Friday, April 21, 2023

The best pizza topping is salad

Pile those spring greens on your pie.

What to Cook This Weekend

Good morning. A friend scored me some pea shoots from the farm stand that sells them only one day a week — precious green and flavorful. If you can find any, they're terrific wilted over twice-cooked duck or on their own, lightly dressed with olive oil, lemon juice and a sprinkle of salt.

I love that salad best when it's thatched on top of a white pizza in a huge pile, glistening and tasting of spring. (If you can't find pea shoots, it's still fantastic with arugula or any young greens.) There's something about the combination of hot and cold, fat and astringency, that is absolutely of the moment. The dish neither looks back toward winter nor ahead toward summer. It's perfectly at rest: April on a plate.

So maybe you could make that pizza this weekend? Or pizzas? I love them all: clam-chowder pizza, for instance; or J. Kenji López-Alt's buldak pizza (above); pineapple ham pizza; or a plain pizza pie.

Of course for many in the world, today is the end of the Ramadan fast, celebrated with Eid al-Fitr feasting. You might join in with a lamb biryani or chicken kofta in tomato gravy, some spiced maqluba with tahini sauce and pistachio baklava.

Myself, I'd like to make some chicken katsu, with leftovers I can turn into katsudon for lunch on the following day. (Unless I make katsu curry, in which case: No leftovers, ever.)

Alternatively, I could fire up the grill for pulled pork or smoked chicken wings. Maybe grilled mushroom skewers with red chile paste or seared tofu with chipotle barbecue sauce? It'd be nice to cook outside.

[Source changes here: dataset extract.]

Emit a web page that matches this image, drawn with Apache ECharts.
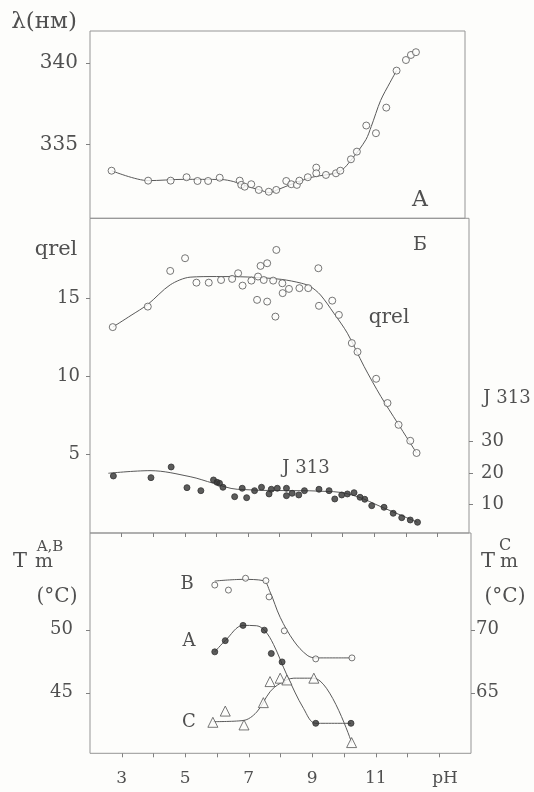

Wherever the muse takes me, though, I've resolved on coconut pound cake for dessert, with vanilla ice cream. I hope you'll join me in that.

There are thousands more recipes to consider cooking this weekend waiting for you on New York Times Cooking. Yes, you need a subscription to read them. Subscriptions make this whole dance possible. I hope, if you haven't already, that you will subscribe today. Thanks.

If you run into trouble with our technology, please write for help. We're at cookingcare@nytimes.com. Someone will get back to you. And if you'd like to say hello or complain about something, please write to me. I'm at foodeditor@nytimes.com. I can't respond to every letter. (I get a lot of mail and I am but one person.) Still, I read every one I get.

Now, it's many miles from anything to do with radishes or black sea bass, but I'm tearing through Howard Fishman's "To Anyone Who Ever Asks: The Life, Music, and Mystery of Connie Converse," an investigation into the enigmatic life and mysterious vanishing of a midcentury singer-songwriter whose amazing music never reached the wide audience it might have.

Also on the night stand: David Grann's "The Wager," about an 18th-century shipwreck off the coast of Chile. It's a book of horrors, but also an examination of self-interest and how it plays out in the stories we tell.

In The New York Times, please spend some time with Jason Farago's "Close Read" of the most beautiful calendar ever produced.

Finally, Jon Pareles put me onto a new track from Megan Moroney, "The Girl in the Mirror." Cook along with that, and I'll see you on Sunday.